The war in Ukraine was supposed to end in weeks, but it produced negative, long-term strategic consequences for Russia. Beyond its encirclement by NATO to the north and south and the narrowing of its strategic margins, Moscow also lost in the Middle East the wager it had outlined with Turkey at Sochi—one that might have turned the two countries into strategic partners transporting energy from Central Asia via Ceyhan–Turkey to Europe, thereby pulling Turkey away from the Western alliance and the European Union.
After the adventure of October 7, the entire strategic context in the Middle East also shifted. Israel no longer accepts delegating “power-broker” states in the region to manage its cold war with Iran; it has chosen to settle matters directly. In addition, after October 7, Russia lost a wide arms market along with a whole roster of its allies—and its allies’ allies.

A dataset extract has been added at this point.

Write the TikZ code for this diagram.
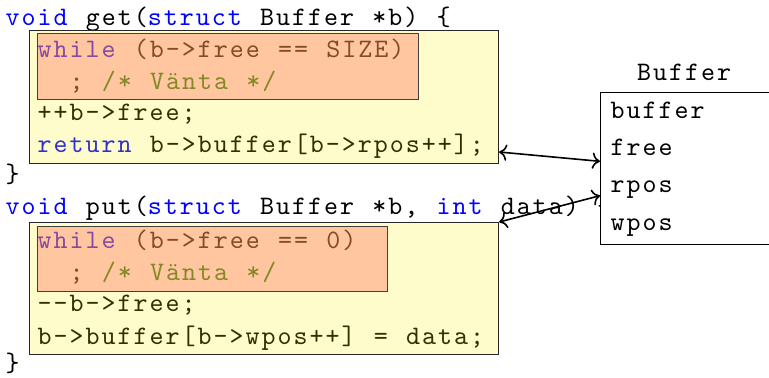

In Syria, Russia promised that Aleppo would be “a second Grozny,” and it succeeded in destroying the city; it did not, however, manage to rebuild it as it had done in Grozny. Then came a checkmate move with the defeat of the moribund Assad regime. What collapsed with it was Russia’s most important remaining strategic asset in the Middle East: the Syrian army. Russia’s bases in Syria are now exposed to any ground attack, left to the mercy of regional winds. Moscow also realizes that Ukraine played a key role in supplying Hay’at Tahrir al-Sham with drones—and we all saw what Ukrainian naval drones did to Russia’s Black Sea Fleet.

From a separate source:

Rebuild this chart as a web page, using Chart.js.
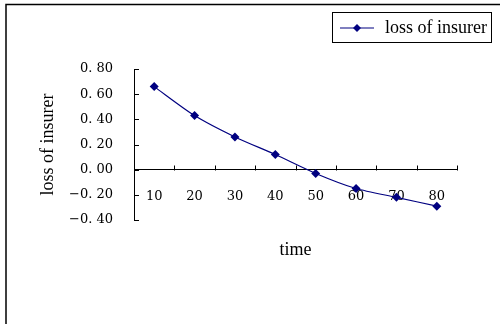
<!DOCTYPE html>
<html>
<head>
<meta charset="utf-8">
<script src="https://cdn.jsdelivr.net/npm/chart.js@4/dist/chart.umd.min.js"></script>
<style>
html, body { margin: 0; padding: 0; background: #fff; overflow: hidden; }
</style>
</head>
<body>
<canvas id="lossgraph" width="500" height="324"></canvas>
<script>
// time points and insurer loss at each one
var time_list = ["10", "20", "30", "40", "50", "60", "70", "80"];
var loss_list = [0.66, 0.43, 0.26, 0.12, -0.03, -0.15, -0.22, -0.29];
var series_name = "loss of insurer";
var x_title = "time";

// value axis range
var y_min = -0.4;
var y_max = 0.8;
var y_step = 0.2;

var tick_font = { family: "DejaVu Serif", size: 13 };
var title_font = { family: "Liberation Serif", size: 18 };
var navy = "#000080";

function fmtTick(v) {
    // "0. 80" style, wide minus
    var s = Math.abs(v).toFixed(2).replace(".", ". ");
    return (v < -1e-9 ? "\u2212" : "") + s;
}

// outer frame, inward tick marks, the x title and the boxed legend
var decorations = {
    id: "decorations",
    beforeDraw: function(chart) {
        var ctx = chart.ctx;
        ctx.save();
        ctx.fillStyle = "#fff";
        ctx.fillRect(0, 0, chart.width, chart.height);
        ctx.strokeStyle = "#000";
        ctx.lineWidth = 1.5;
        ctx.beginPath();
        ctx.moveTo(6, chart.height);
        ctx.lineTo(6, 4.5);
        ctx.lineTo(chart.width, 4.5);
        ctx.stroke();
        ctx.restore();
    },
    afterDraw: function(chart) {
        var ctx = chart.ctx;
        var xs = chart.scales.x;
        var ys = chart.scales.y;
        var area = chart.chartArea;
        ctx.save();
        ctx.strokeStyle = "#000";
        ctx.lineWidth = 1;
        ctx.beginPath();
        // y ticks point into the plot
        ys.ticks.forEach(function(t) {
            var py = Math.round(ys.getPixelForValue(t.value)) + 0.5;
            ctx.moveTo(area.left, py);
            ctx.lineTo(area.left + 5, py);
        });
        // x ticks sit between categories, pointing up
        var y0 = Math.round(ys.getPixelForValue(0)) + 0.5;
        var half = (xs.getPixelForValue(1) - xs.getPixelForValue(0)) / 2;
        for (var i = 0; i <= time_list.length; i++) {
            var px = Math.round(xs.getPixelForValue(i) - half) + 0.5;
            ctx.moveTo(px, y0);
            ctx.lineTo(px, y0 - 5);
        }
        ctx.stroke();

        ctx.font = title_font.size + "px " + title_font.family;
        ctx.fillStyle = "#000";
        ctx.textBaseline = "middle";

        // x axis title, under the plot
        ctx.textAlign = "center";
        ctx.fillText(x_title, (area.left + area.right) / 2, 250);

        // legend
        ctx.strokeStyle = "#000";
        ctx.strokeRect(332.5, 12.5, 159, 30);
        ctx.strokeStyle = navy;
        ctx.lineWidth = 1.2;
        ctx.beginPath();
        ctx.moveTo(340, 28);
        ctx.lineTo(374, 28);
        ctx.stroke();
        ctx.fillStyle = navy;
        ctx.beginPath();
        ctx.moveTo(357, 24);
        ctx.lineTo(361, 28);
        ctx.lineTo(357, 32);
        ctx.lineTo(353, 28);
        ctx.closePath();
        ctx.fill();
        ctx.fillStyle = "#000";
        ctx.textAlign = "left";
        ctx.fillText(chart.data.datasets[0].label, 385, 28);
        ctx.restore();
    }
};

new Chart(document.getElementById("lossgraph").getContext("2d"), {
    type: "line",
    data: {
        labels: time_list,
        datasets: [{
            label: series_name,
            data: loss_list,
            fill: false,
            borderColor: navy,
            backgroundColor: navy,
            borderWidth: 1.2,
            pointStyle: "rectRot",
            pointRadius: 4.5,
            pointBorderWidth: 0,
            tension: 0.25
        }]
    },
    options: {
        responsive: false,
        animation: false,
        devicePixelRatio: 1,
        layout: {
            padding: { left: 0, right: 43, top: 69, bottom: 104 }
        },
        plugins: {
            legend: { display: false },
            tooltip: { enabled: false }
        },
        scales: {
            x: {
                type: "category",
                position: { y: 0 },
                offset: true,
                grid: { display: false },
                border: { display: true, color: "#000", width: 1 },
                ticks: {
                    color: "#000",
                    font: tick_font,
                    padding: 11,
                    maxRotation: 0,
                    autoSkip: false
                },
                title: { display: false }
            },
            y: {
                min: y_min,
                max: y_max,
                grid: { display: false },
                border: { display: true, color: "#000", width: 1 },
                ticks: {
                    stepSize: y_step,
                    color: "#000",
                    font: tick_font,
                    padding: 13,
                    callback: function(v) { return fmtTick(v); }
                },
                title: {
                    display: true,
                    text: series_name,
                    color: "#000",
                    font: title_font,
                    padding: { top: 37, bottom: 0 }
                },
                afterFit: function(scale) {
                    scale.width = 134;
                }
            }
        }
    },
    plugins: [decorations]
});
</script>
</body>
</html>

A short war between Israel and Iran followed, cutting off Tehran’s turn toward Russia. Thus, Moscow did not merely lose room to maneuver with Turkey; Israel also proved—once again—through its swaggering raids along the soft underbelly of the Caucasus that it remains nothing if not the long arm of the West and of the United States.
Experience has again shown that, when it counts (Gaza, Syria, Iran, Yemen), Russia has been unable to break into regional conflicts, to offer a peaceful alternative, or to intervene decisively on behalf of its partners—whether in Armenia, Syria, Iran, or Turkey.
Nor did matters stop at the West’s withdrawal of its earlier delegation to Russia in the region. In the strategic architecture proposed by the Trump project, the solution to the Gaza crisis does not exclude Russia and China, but it is a solution that would leave Europe and the United Nations with little more than implementation contracts for recovery and stabilization. The United States aims to become the sole power broker in the region. While all this remains ink on paper, it is important insofar as it reveals Washington’s true intentions.
I once knew in Russia some of the most seasoned strategists anywhere; I no longer have a clear sense of the new generation. Still, I am confident they grasp the meaning of these shifts: far-reaching revisions are underway in Russia’s long-term strategy.
These revisions take into account facts laid bare by massive transformations. The core flaw in Russia’s strategy lies in its tilt toward security understandings and transactional deals with oligarchs instead of betting on the forces of production and development. In a storm-tossed region like the Middle East—and in an era when governance and sound administration have become the pivot of strategic success for any alliance—pragmatic understandings and ad-hoc bargains with oligarchs cannot build durable partnerships for Russia. Their shallow roots are torn out by the first gust, turning into a burden and a loss.
A second flaw is that Russia cannot build a new regional strategy on merely filling the vacuum left by the United States’ periodic stumbles and follies—whether regarding Turkey, Syria, the Kingdom, or the region as a whole.
For more than three decades, Russian strategy has relied on uneasy, unstable, pragmatic alignments with everyone—Israel, Turkey, Iran, the Gulf states, and of course Syria. As the Sochi experience and Turkey’s S-400 saga make clear, one cannot construct a long-term strategic architecture on personal assurances or transient projects.
While a renewed delegation to Russia in the region appears entirely off the table; while globalization is unraveling and a multipolar world is emerging; and while regional architectures are being re-engineered across the globe—there nonetheless arises a genuine strategic opportunity for Russia, on the condition that it restructures its interests and alliances in the Middle East by betting on becoming a force for stability—not through bombardment, but through partnership with the new, rising forces seeking peace, good governance, genuine development, and stability.
Can Russia offer a credible alternative in governance and development to a number of failing regional states? Can it present a developmental alternative to Israel’s primacy and the West’s partiality and predominance? Can it craft an integrated new strategy aligned with the preferences of Arabs—and Gulf states in particular—for a just peace, stability, and development? Can it offer an option other than military intervention and swapping out Kalashnikov parts?